# Small RWD coupes or sedans



## brkf (May 26, 2003)

Why has this market been completely abandoned? Where are the small, solid roof, nimble RWD cars?

I picked up my e90 330i in April and no matter how much I drive the car, I always feel like I'm behind the wheel of some big, manual-based Buick. The car's so quiet, refined and heavy that I never get the sensation I'm _driving_. Even at 140+ MPH on the Autobahn the car bored the blazes out of me. Carving canyons on side roads in Switzerland was mildly fun but the car failed to leave me breathless. The car feels buttoned-down and nearly unflappable; the e90 also lacks urgency and the connected feeling I love in cars while also feeling positively massive.

Everyone at work looks at me as if I'm nuts because I shrug when asked about my e90. How could I fly across the planet for a car I don't like? Why did I buy a car I knew bored me compared to my ZHP? Desperation. My ZHP was unreliable and I couldn't find anything truly fun with RWD and a fixed roof.

Anyway, am I alone in this? Am I the only person who still wants a small (sub 3000 lbs) car with a fixed roof?

These options I'm discounting based on age and difficulty finding stock versions:

95 Turbo MR2 
95 RX-7 
NSX

So what else is there?

Used 911? Some of you guys are hardcore Porsche 911 fans. Is there a model/year range that offers great bang for the buck?

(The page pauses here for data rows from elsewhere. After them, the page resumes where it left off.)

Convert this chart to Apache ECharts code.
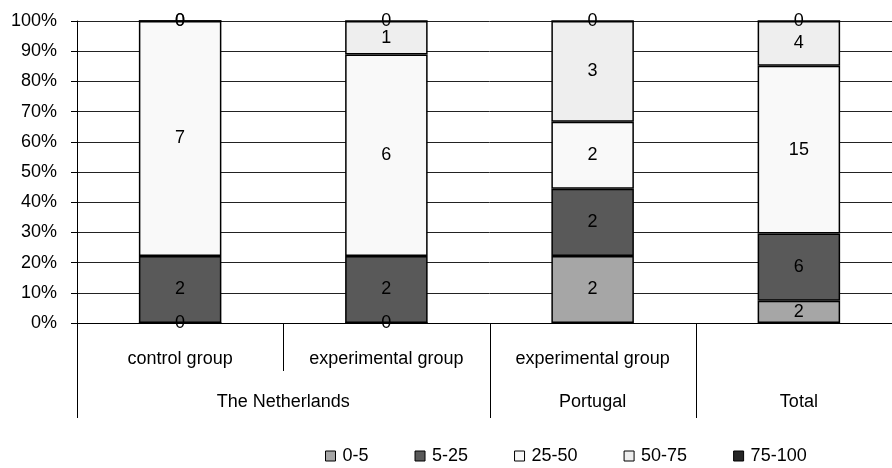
<!DOCTYPE html>
<html>
<head>
<meta charset="utf-8">
<style>
  html, body { margin: 0; padding: 0; background: #fff; overflow: hidden; width: 892px; height: 468px; }
  #chart { width: 902px; height: 468px; }
</style>
<script src="https://cdn.jsdelivr.net/npm/echarts@6/dist/echarts.min.js"></script>
</head>
<body>
<div id="chart"></div>
<script>
// Groups on the category axis (inner level) and the countries they belong to (outer level)
const groups = ['control group', 'experimental group', 'experimental group', ''];
const countries = ['The Netherlands', 'Portugal', 'Total'];
const countrySpans = [[0, 1], [2, 2], [3, 3]];

// Score bands and the number of respondents in each band per group
const bands = ['0-5', '5-25', '25-50', '50-75', '75-100'];
const counts0to5 = [0, 0, 2, 2];
const counts5to25 = [2, 2, 2, 6];
const counts25to50 = [7, 6, 2, 15];
const counts50to75 = [0, 1, 3, 4];
const counts75to100 = [0, 0, 0, 0];
const bandColors = ['#a6a6a6', '#595959', '#f9f9f9', '#eeeeee', '#262626'];

const yTicks = [0, 10, 20, 30, 40, 50, 60, 70, 80, 90, 100];

const countsByBand = [counts0to5, counts5to25, counts25to50, counts50to75, counts75to100];
const totals = groups.map((_, i) => countsByBand.reduce((s, arr) => s + arr[i], 0));

const FONT = '"Liberation Sans", Arial, sans-serif';
const FS = 18;

const series = bands.map((name, b) => ({
  name: name,
  type: 'bar',
  stack: 'share',
  barWidth: '40%',
  data: countsByBand[b].map((c, i) => c / totals[i] * 100),
  itemStyle: { color: bandColors[b], borderColor: '#000', borderWidth: 1.5 },
  label: {
    show: true,
    position: 'inside',
    color: '#000',
    fontFamily: FONT,
    fontSize: FS,
    formatter: p => String(countsByBand[b][p.dataIndex])
  },
  emphasis: { disabled: true }
}));

const chart = echarts.init(document.getElementById('chart'), null, { renderer: 'canvas' });

chart.setOption({
  animation: false,
  backgroundColor: '#fff',
  textStyle: { fontFamily: FONT },
  grid: { left: 77, top: 21, bottom: 145, right: 0, containLabel: false },
  legend: {
    left: 320,
    top: 442,
    itemWidth: 10,
    itemHeight: 10,
    itemGap: 46,
    icon: 'rect',
    textStyle: { fontFamily: FONT, fontSize: FS, color: '#000', padding: [0, 0, 0, 2] },
    itemStyle: { borderColor: '#000', borderWidth: 1 },
    data: bands
  },
  xAxis: {
    type: 'category',
    data: groups,
    axisLine: { show: true, lineStyle: { color: '#000', width: 1 } },
    axisTick: { show: false },
    axisLabel: { interval: 0, margin: 27, color: '#000', fontFamily: FONT, fontSize: FS },
    splitLine: { show: false }
  },
  yAxis: {
    type: 'value',
    min: 0,
    max: 100,
    interval: 10,
    axisLine: { show: true, lineStyle: { color: '#000', width: 1 } },
    axisTick: { show: true, inside: false, length: 6, lineStyle: { color: '#000' } },
    axisLabel: {
      margin: 20,
      color: '#000',
      fontFamily: FONT,
      fontSize: FS,
      formatter: v => yTicks.includes(v) ? v + '%' : ''
    },
    splitLine: { show: true, lineStyle: { color: '#222', width: 1 } }
  },
  series: series
});

// Two-level category axis: group separators (short), country names and country separators (long)
function drawAxisLevels() {
  const y0 = chart.convertToPixel({ yAxisIndex: 0 }, 0);
  const px = i => chart.convertToPixel({ xAxisIndex: 0 }, i);
  const step = px(1) - px(0);
  const crisp = x => Math.round(x) + 0.5;
  const elements = [];
  const countryEdges = new Set();
  countrySpans.forEach((span, k) => {
    const a = px(span[0]) - step / 2;
    const b = px(span[1]) + step / 2;
    countryEdges.add(Math.round(a));
    countryEdges.add(Math.round(b));
    elements.push({
      type: 'text',
      x: (a + b) / 2,
      y: y0 + 79,
      style: {
        text: countries[k],
        fill: '#000',
        font: FS + 'px ' + FONT,
        align: 'center',
        verticalAlign: 'middle'
      }
    });
  });
  for (let i = 0; i <= groups.length; i++) {
    const x = px(0) - step / 2 + i * step;
    const long = countryEdges.has(Math.round(x));
    elements.push({
      type: 'line',
      shape: { x1: crisp(x), y1: y0, x2: crisp(x), y2: y0 + (long ? 95 : 48) },
      style: { stroke: '#000', lineWidth: 1 }
    });
  }
  chart.setOption({ graphic: elements });
}
drawAxisLevels();
</script>
</body>
</html>
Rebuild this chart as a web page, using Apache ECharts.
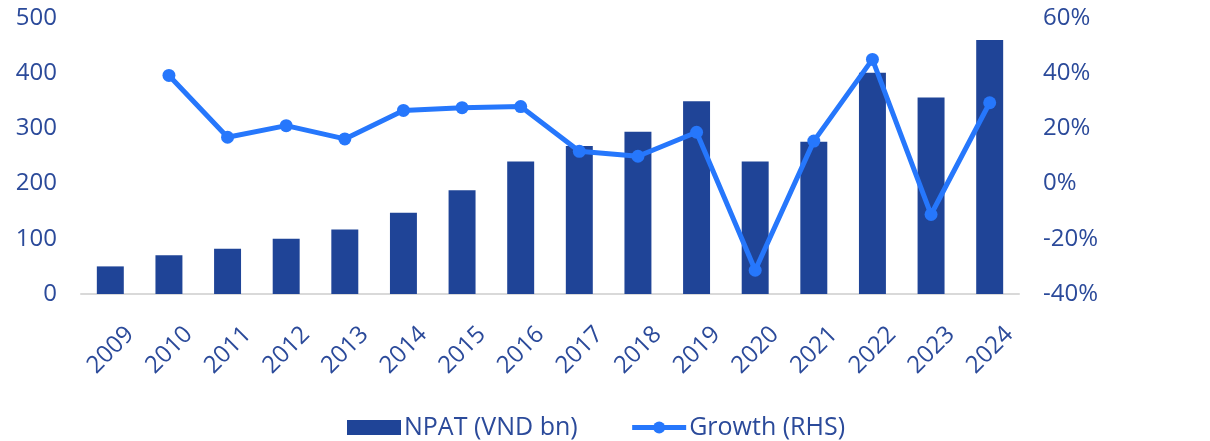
<!DOCTYPE html>
<html>
<head>
<meta charset="utf-8">
<script src="https://cdn.jsdelivr.net/npm/echarts@6/dist/echarts.min.js"></script>
<style>
  html, body { margin: 0; padding: 0; background: #fff; }
  #chart { width: 1210px; height: 441px; }
</style>
</head>
<body>
<div id="chart"></div>
<script>
// data
var years = ['2009', '2010', '2011', '2012', '2013', '2014', '2015', '2016',
             '2017', '2018', '2019', '2020', '2021', '2022', '2023', '2024'];
var npat = [50, 70, 82, 100, 117, 147, 188, 240, 268, 294, 349, 240, 276, 401, 356, 460];
var growth = [null, 39.2, 16.8, 21.0, 16.2, 26.5, 27.5, 27.9,
              11.7, 9.9, 18.6, -31.4, 15.4, 45.0, -11.2, 29.3];

var textColor = '#2B4A9A';
var lineColor = '#2677FC';
var myChart = echarts.init(document.getElementById('chart'));
myChart.setOption({
    animation: false,
    textStyle: { fontFamily: 'Open Sans' },
    grid: { left: 81, right: 191, top: 18, bottom: 147 },
    legend: {
        top: 410,
        left: 342,
        itemGap: 52,
        itemWidth: 54,
        itemHeight: 15,
        textStyle: { color: textColor, fontSize: 25, padding: [0, 0, 0, -2] },
        data: [
            { name: 'NPAT (VND bn)', icon: 'rect' },
            { name: 'Growth (RHS)', lineStyle: { width: 5, color: lineColor } }
        ]
    },
    xAxis: {
        type: 'category',
        data: years,
        axisLine: { lineStyle: { color: '#D9D9D9', width: 2 } },
        axisTick: { show: false },
        axisLabel: {
            color: textColor, fontSize: 24, rotate: 45, margin: 17,
            interval: 0, showMinLabel: true, showMaxLabel: true,
            verticalAlign: 'top', lineHeight: 56
        }
    },
    yAxis: [{
        type: 'value',
        min: 0, max: 500, interval: 100,
        splitLine: { show: false },
        axisLabel: { color: textColor, fontSize: 24, margin: 24 }
    }, {
        type: 'value',
        min: -40, max: 60, interval: 20,
        splitLine: { show: false },
        axisLabel: { color: textColor, fontSize: 24, margin: 24, formatter: '{value}%' }
    }],
    series: [{
        name: 'NPAT (VND bn)',
        type: 'bar',
        data: npat,
        barWidth: '46%',
        itemStyle: { color: '#1F4497' }
    }, {
        name: 'Growth (RHS)',
        type: 'line',
        yAxisIndex: 1,
        data: growth,
        symbol: 'circle',
        symbolSize: 13,
        lineStyle: { color: lineColor, width: 5 },
        itemStyle: { color: lineColor }
    }]
});
</script>
</body>
</html>
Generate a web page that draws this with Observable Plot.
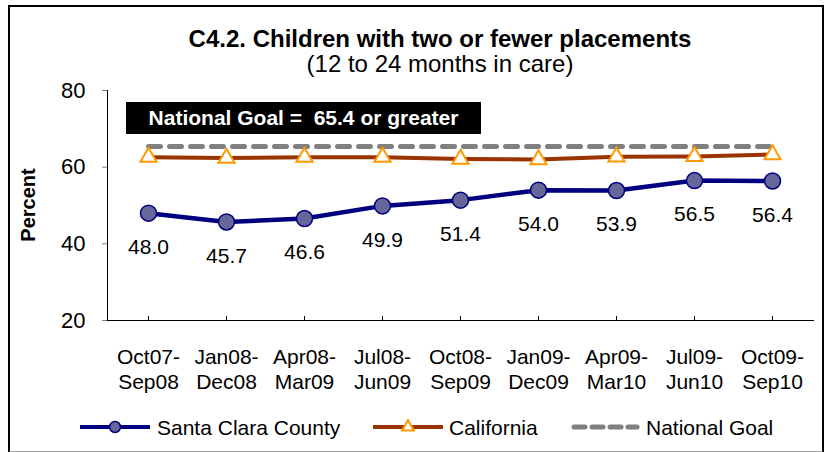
<!DOCTYPE html>
<html>
<head>
<meta charset="utf-8">
<script src="https://cdn.jsdelivr.net/npm/d3@7"></script>
<script src="https://cdn.jsdelivr.net/npm/@observablehq/plot@0.6"></script>
<style>
  html, body { margin: 0; padding: 0; background: #fff; }
  #wrap { position: relative; width: 826px; height: 452px; overflow: hidden; font-family: "Liberation Sans", Arial, sans-serif; }
  #border { position: absolute; left: 8px; top: 5px; width: 812px; height: 444px; border: 2px solid #000; border-bottom-color: #a0a0a0; }
  .abs { position: absolute; white-space: pre; }
  #title { left: 0; width: 880px; text-align: center; top: 25px; font-size: 24px; font-weight: bold; color: #000; }
  #subtitle { left: 0; width: 880px; text-align: center; top: 50px; font-size: 24px; color: #000; }
  #goalbox { left: 126px; top: 102px; width: 355px; height: 32px; background: #000; color: #fff; font-weight: bold; font-size: 21px; line-height: 32px; text-align: center; }
  #ylabel { left: 28px; top: 205px; transform: translate(-50%, -50%) rotate(-90deg); font-size: 20px; font-weight: bold; }
  #chart { position: absolute; left: 0; top: 0; }
  #legend { position: absolute; left: 0; top: 410px; }
</style>
</head>
<body>
<div id="wrap">
  <div id="chart"></div>
  <div id="border"></div>
  <div id="title" class="abs">C4.2. Children with two or fewer placements</div>
  <div id="subtitle" class="abs">(12 to 24 months in care)</div>
  <div id="goalbox" class="abs">National Goal =  65.4 or greater</div>
  <div id="ylabel" class="abs">Percent</div>
  <svg id="legend" width="826" height="36"></svg>
</div>
<script>
const categories = ["Oct07-\nSep08", "Jan08-\nDec08", "Apr08-\nMar09", "Jul08-\nJun09", "Oct08-\nSep09", "Jan09-\nDec09", "Apr09-\nMar10", "Jul09-\nJun10", "Oct09-\nSep10"];
const santaClara = [48.0, 45.7, 46.6, 49.9, 51.4, 54.0, 53.9, 56.5, 56.4];
const california = [62.6, 62.4, 62.6, 62.6, 62.1, 62.0, 62.7, 62.8, 63.3];
const nationalGoal = [65.4, 65.4, 65.4, 65.4, 65.4, 65.4, 65.4, 65.4, 65.4];
const yTicks = [20, 40, 60, 80];
const seriesNames = ["Santa Clara County", "California", "National Goal"];

const navy = "#000080", circleFill = "#666699", brown = "#993300", orange = "#FF9900", gray = "#808080";

const sc = categories.map((c, i) => ({cat: c, v: santaClara[i]}));
const ca = categories.map((c, i) => ({cat: c, v: california[i]}));
const ng = categories.map((c, i) => ({cat: c, v: nationalGoal[i]}));

const chart = Plot.plot({
  width: 826,
  height: 400,
  marginTop: 90,
  marginBottom: 80,
  marginLeft: 107,
  marginRight: 13,
  style: {fontFamily: "Liberation Sans, Arial, sans-serif", color: "#000", background: "transparent", overflow: "visible"},
  x: {type: "point", domain: categories, padding: 0.5, align: 0.5, axis: null},
  y: {domain: [20, 80], axis: null},
  marks: [
    Plot.axisY({ticks: yTicks, tickSize: 5, tickPadding: 17, fontSize: 22, stroke: gray, label: null, fontWeight: "normal"}),
    Plot.text(categories, {x: d => d, text: d => d, frameAnchor: "bottom", dy: 26, lineAnchor: "top", lineHeight: 1.17, fontSize: 21, fill: "#000", fontWeight: "normal"}),
    Plot.ruleX(categories, {x: d => d, y1: 20, y2: 20, insetBottom: 4, stroke: "#000", strokeWidth: 1}),
    Plot.frame({anchor: "left", stroke: "#000"}),
    Plot.frame({anchor: "bottom", stroke: "#000"}),
    Plot.line(ng, {x: "cat", y: "v", stroke: gray, strokeWidth: 5, strokeDasharray: "12,9", strokeLinecap: "round"}),
    Plot.line(ca, {x: "cat", y: "v", stroke: brown, strokeWidth: 4}),
    Plot.dot(ca, {x: "cat", y: "v", symbol: "triangle", r: 6, fill: "#fff", stroke: orange, strokeWidth: 2}),
    Plot.line(sc, {x: "cat", y: "v", stroke: navy, strokeWidth: 4.5}),
    Plot.dot(sc, {x: "cat", y: "v", r: 8, fill: circleFill, stroke: navy, strokeWidth: 1.5}),
    Plot.text(sc, {x: "cat", y: "v", text: d => d.v.toFixed(1), dy: 34, lineAnchor: "middle", fontSize: 21, fill: "#000"})
  ]
});
document.getElementById("chart").appendChild(chart);

// Legend
const lg = d3.select("#legend");
const cy = 17;
const items = [
  {x0: 80, x1: 150, tx: 157, name: seriesNames[0]},
  {x0: 373, x1: 443, tx: 449, name: seriesNames[1]},
  {x0: 572, x1: 639, tx: 646, name: seriesNames[2]}
];
lg.append("line").attr("x1", items[0].x0).attr("x2", items[0].x1).attr("y1", cy).attr("y2", cy).attr("stroke", navy).attr("stroke-width", 4);
lg.append("circle").attr("cx", (items[0].x0 + items[0].x1) / 2).attr("cy", cy).attr("r", 5.5).attr("fill", circleFill).attr("stroke", navy).attr("stroke-width", 1.5);
lg.append("line").attr("x1", items[1].x0).attr("x2", items[1].x1).attr("y1", cy).attr("y2", cy).attr("stroke", brown).attr("stroke-width", 4);
lg.append("path").attr("d", d3.symbol(d3.symbolTriangle, 60)()).attr("transform", `translate(${(items[1].x0 + items[1].x1) / 2},${cy})`).attr("fill", "#fff").attr("stroke", orange).attr("stroke-width", 2);
lg.append("line").attr("x1", items[2].x0 + 2).attr("x2", items[2].x1 - 2).attr("y1", cy).attr("y2", cy).attr("stroke", gray).attr("stroke-width", 5).attr("stroke-dasharray", "11,7").attr("stroke-linecap", "round");
items.forEach(it => {
  lg.append("text").attr("x", it.tx).attr("y", cy).attr("dy", "0.36em").attr("font-size", 21)
    .attr("font-family", "Liberation Sans, Arial, sans-serif").attr("fill", "#000").text(it.name);
});
</script>
</body>
</html>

Anything else? No to the Vette, Mustang, Camaro, etc *anything* American or BMW (sorry, don't trust BMWs to run worth a damn).


----------



## cwsqbm (Aug 4, 2004)

blueguydotcom said:


> Why has this market been completely abandoned? Where are the small, solid roof, nimble RWD cars?


I think the market was abandoned due to lack of interest. Years ago, everyone built RWD small cars, but now they don't so there's nothing to base the sporty models on. Its hard to develop a new platform and then use it only for a small volume product. The mass-market drones could care less what wheels drive and have been convinced by advertising that FWD is better. A coupe built on the Miata platform would be great, but they didn't import the last generation Miata coupe either. Small 2-seat coupes don't sell as well as the convertible versions - the M roadster for example will sell better than the M coupe.


----------



## e46Christian (Feb 27, 2003)

blueguydotcom said:


> Why has this market been completely abandoned? Where are the small, solid roof, nimble RWD cars?
> 
> I picked up my e90 330i in April and no matter how much I drive the car, I always feel like I'm behind the wheel of some big, manual-based Buick. The car's so quiet, refined and heavy that I never get the sensation I'm _driving_. Even at 140+ MPH on the Autobahn the car bored the blazes out of me. Carving canyons on side roads in Switzerland was mildly fun but the car failed to leave me breathless. The car feels buttoned-down and nearly unflappable; the e90 also lacks urgency and the connected feeling I love in cars while also feeling positively massive.
> 
> ...


NSX would be my choice. Due to the original entry fee, that would be the most likely candidate to find in stock form. I checked them out when I was looking for something more fun than the Bimmer and without practicality in mind - ended up with a 300ZX twin turbo, which was a bit difficult to find in virgin form. The forums for those cars are a great resource and might be your best bet as far as finding a bone stock specimen.


----------



## Jspeed (Dec 23, 2001)

How about getting an S14 240SX and do an SR20DET swap?


----------



## brkf (May 26, 2003)

Jspeed said:


> How about getting an S14 240SX and do an SR20DET swap?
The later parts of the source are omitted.